* What the exercise asks:
Take the lines of the data below from the very first through the line containing "from matplotlib.ticker import FixedLocator" and output them exactly, pictures excluded.

** start of Dataset content **

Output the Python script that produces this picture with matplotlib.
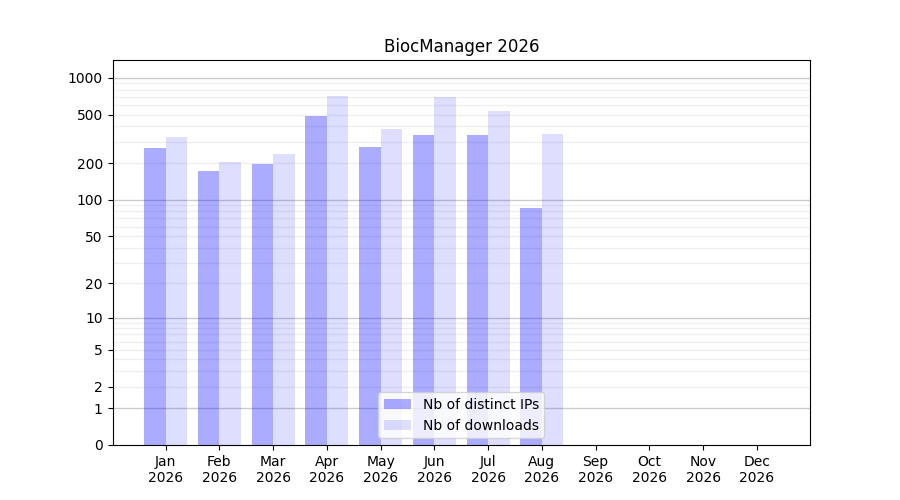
import numpy as np
import matplotlib
matplotlib.use("Agg")
import matplotlib.pyplot as plt
from matplotlib.ticker import FixedLocator

months = ['Jan', 'Feb', 'Mar', 'Apr', 'May', 'Jun', 'Jul', 'Aug', 'Sep', 'Oct', 'Nov', 'Dec']
year = 2026
nb_ips = [264, 171, 198, 492, 269, 343, 343, 85, 0, 0, 0, 0]
nb_downloads = [331, 206, 236, 717, 378, 691, 540, 350, 0, 0, 0, 0]

major_ticks = [0, 1, 2, 5, 10, 20, 50, 100, 200, 500, 1000]
grid_major = [1, 10, 100, 1000]
grid_minor = [v * m for m in (1, 10, 100) for v in range(2, 10)]

fig, ax = plt.subplots(figsize=(9, 5), dpi=100)
x = np.arange(len(months))
ax.bar(x - 0.2, nb_ips, width=0.4, color='b', alpha=0.33, label='Nb of distinct IPs')
ax.bar(x + 0.2, nb_downloads, width=0.4, color='b', alpha=0.13, label='Nb of downloads')

ax.set_yscale('function', functions=(np.log1p, np.expm1))
ax.set_ylim(0, 1400)
ax.yaxis.set_major_locator(FixedLocator(major_ticks))
ax.set_yticklabels([str(t) for t in major_ticks])
ax.yaxis.set_minor_locator(FixedLocator([]))

for g in grid_major:
    ax.axhline(g, color='gray', alpha=0.4, linewidth=1, zorder=0)
for g in grid_minor:
    ax.axhline(g, color='gray', alpha=0.12, linewidth=1, zorder=0)

ax.set_xticks(x)
ax.set_xticklabels(['%s\n%d' % (m, year) for m in months])
ax.set_title('BiocManager %d' % year)
ax.legend(loc='lower center')

fig.savefig('out.png')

** end of Dataset content **

* Answer below:
Output the Python script that produces this picture with matplotlib.
import numpy as np
import matplotlib
matplotlib.use("Agg")
import matplotlib.pyplot as plt
from matplotlib.ticker import FixedLocator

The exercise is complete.